Traffic was crawling throughout the Monday morning commute — especially on the H-1 off-ramps closest to the University of Hawaii at Manoa, where an estimated 20,000 students were expected to converge.
This is a stark contrast from just a day before, when the Manoa campus was largely deserted. Some of the students started moving into dormitories over the past few days, and many more will be commuting from around the island.
There were a few new students on Sunday who were getting to know the campus and how to get there.
“Me and Gage, we’re going to carpool together every day and then park at the parking structure,” said incoming freshman Addie Fisette.

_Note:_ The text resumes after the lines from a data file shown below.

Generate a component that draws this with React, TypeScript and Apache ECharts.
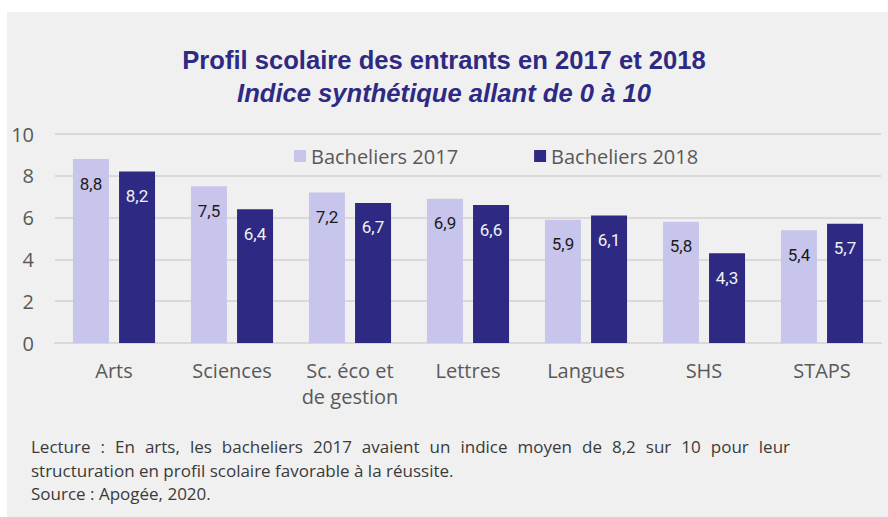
import React, { useEffect, useRef } from "react";
import * as echarts from "echarts";

const categories = ["Arts", "Sciences", "Sc. éco et\nde gestion", "Lettres", "Langues", "SHS", "STAPS"];
const values2017 = [8.8, 7.5, 7.2, 6.9, 5.9, 5.8, 5.4];
const values2018 = [8.2, 6.4, 6.7, 6.6, 6.1, 4.3, 5.7];
const seriesNames = ["Bacheliers 2017", "Bacheliers 2018"];
const titleText = "Profil scolaire des entrants en 2017 et 2018";
const subtitleText = "Indice synthétique allant de 0 à 10";
const noteLines = [
  "Lecture : En arts, les bacheliers 2017 avaient un indice moyen de 8,2 sur 10 pour leur",
  "structuration en profil scolaire favorable à la réussite.",
  "Source : Apogée, 2020.",
];
const justifiedLines = [true, false, false];

const fmt = (v: number) => String(v).replace(".", ",");

const NOTE_FONT = "17px 'Open Sans', sans-serif";

function buildNote(): any[] {
  const canvas = document.createElement("canvas");
  const ctx = canvas.getContext("2d")!;
  ctx.font = NOTE_FONT;
  const left = 31;
  const right = 790;
  const out: any[] = [];
  noteLines.forEach((line, i) => {
    const top = 438 + i * 23.5;
    if (!justifiedLines[i]) {
      out.push({ type: "text", left, top, style: { text: line, fill: "#3a3a3a", font: NOTE_FONT } });
      return;
    }
    const words = line.split(" ");
    const widths = words.map((w) => ctx.measureText(w).width);
    const total = widths.reduce((a, b) => a + b, 0);
    const gap = (right - left - total) / (words.length - 1);
    let x = left;
    words.forEach((w, j) => {
      out.push({ type: "text", x, y: top, style: { text: w, fill: "#3a3a3a", font: NOTE_FONT } });
      x += widths[j] + gap;
    });
  });
  return out;
}

export default function App() {
  const ref = useRef<HTMLDivElement>(null);
  useEffect(() => {
    const chart = echarts.init(ref.current!, undefined, { renderer: "svg" });
    const labelFont = "Roboto, sans-serif";
    const axisFont = "'Open Sans', sans-serif";
    const titleFont = "'Liberation Sans', Arial, sans-serif";
    chart.setOption({
      animation: false,
      backgroundColor: "#ffffff",
      graphic: [
        { type: "rect", left: 7, top: 12, shape: { width: 881, height: 505 }, style: { fill: "#f0f0f0" }, z: -10 },
        ...buildNote(),
      ],
      title: [
        {
          text: titleText,
          left: "center",
          top: 42,
          textStyle: { color: "#2e2a84", fontSize: 25.6, fontWeight: "bold", fontFamily: titleFont },
        },
        {
          text: subtitleText,
          left: "center",
          top: 75,
          textStyle: { color: "#2e2a84", fontSize: 25.6, fontWeight: "bold", fontStyle: "italic", fontFamily: titleFont },
        },
      ],
      legend: {
        data: seriesNames,
        top: 141,
        left: 289,
        itemWidth: 12,
        itemHeight: 12,
        itemGap: 76,
        icon: "rect",
        textStyle: { color: "#595959", fontSize: 20, fontFamily: axisFont },
      },
      grid: { left: 55, right: 7, top: 134, bottom: 174 },
      xAxis: {
        type: "category",
        data: categories,
        axisLine: { lineStyle: { color: "#d9d9d9", width: 2 } },
        axisTick: { show: false },
        axisLabel: { interval: 0, color: "#595959", fontSize: 20, fontFamily: axisFont, margin: 14, lineHeight: 26 },
      },
      yAxis: {
        type: "value",
        min: 0,
        max: 10,
        interval: 2,
        axisLine: { show: false },
        axisTick: { show: false },
        splitLine: { lineStyle: { color: "#d9d9d9", width: 2 } },
        axisLabel: { color: "#595959", fontSize: 20, fontFamily: axisFont, margin: 21 },
      },
      series: [
        {
          name: seriesNames[0],
          type: "bar",
          data: values2017,
          barWidth: 36,
          barGap: "28%",
          itemStyle: { color: "#c8c5ec" },
          label: {
            show: true,
            position: "insideTop",
            distance: 16,
            color: "#1a1a1a",
            fontSize: 17,
            fontFamily: labelFont,
            formatter: (p: any) => fmt(p.value),
          },
        },
        {
          name: seriesNames[1],
          type: "bar",
          data: values2018,
          barWidth: 36,
          itemStyle: { color: "#2e2a84" },
          label: {
            show: true,
            position: "insideTop",
            distance: 16,
            color: "#f2f2f2",
            fontSize: 17,
            fontFamily: labelFont,
            formatter: (p: any) => fmt(p.value),
          },
        },
      ],
    });
    return () => chart.dispose();
  }, []);
  return <div ref={ref} style={{ width: 888, height: 517, position: "absolute", left: 0, top: 0 }} />;
}
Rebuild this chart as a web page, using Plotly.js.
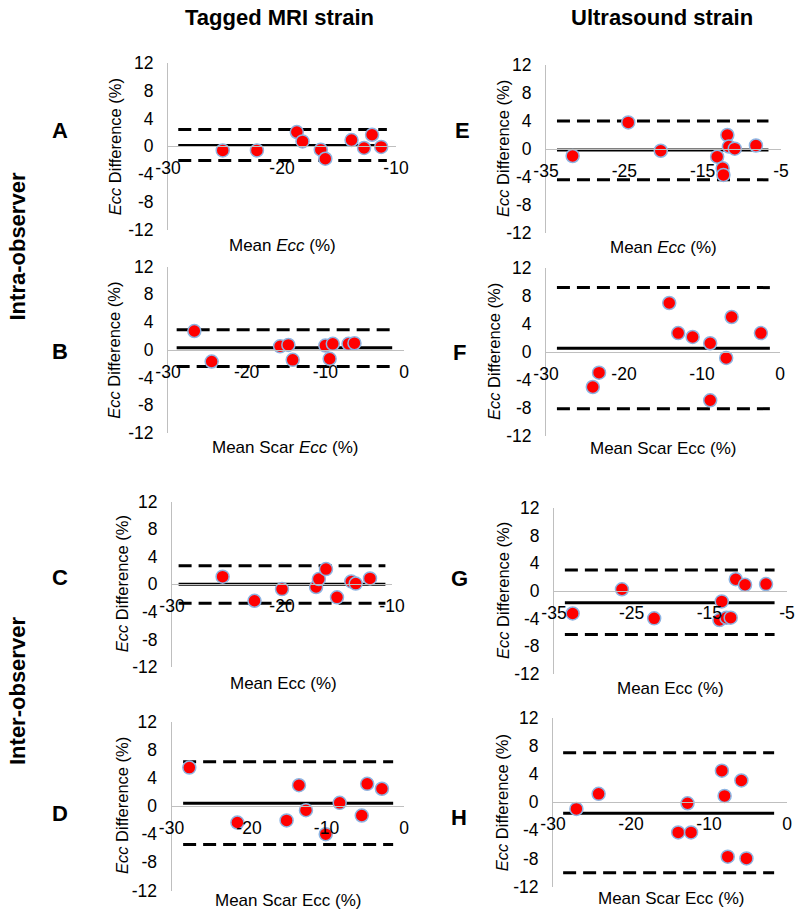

She and her friend Gage Lee had done some planning. They were able to get a coveted $166 per semester permit, which allows them to park on campus.
“They only went on sale like on the 19th, so then we bought it online and then came to pick it up the next day,” said Fisette.
It’s not just Manoa that’s getting back into session on Oahu. Classes will also begin for some 2,800 students at Chaminade University’s Kaimuki campus, while another nearly 5,000 students will have their first day of classes at Hawaii Pacific University.
The state wants to keep motorists informed about traffic with a new notification system that sends out alerts via email or text.
“We’re trying to make sure that we provide as much information to drivers as possible to make sure their commutes are as efficient as possible,” Ed Sniffen of the state Highways Division said at a press conference on August 19, detailing how officials hope to keep traffic moving.
As for Fisette and Lee, they’ll be driving in from Kaneohe, with their first classes at 8:30 a.m.
What time do they plan to leave the windward side?
“6:45 maybe? That’s kinda cutting it close,” said Lee.
“Maybe 6:30? I don’t know,” added Fisette.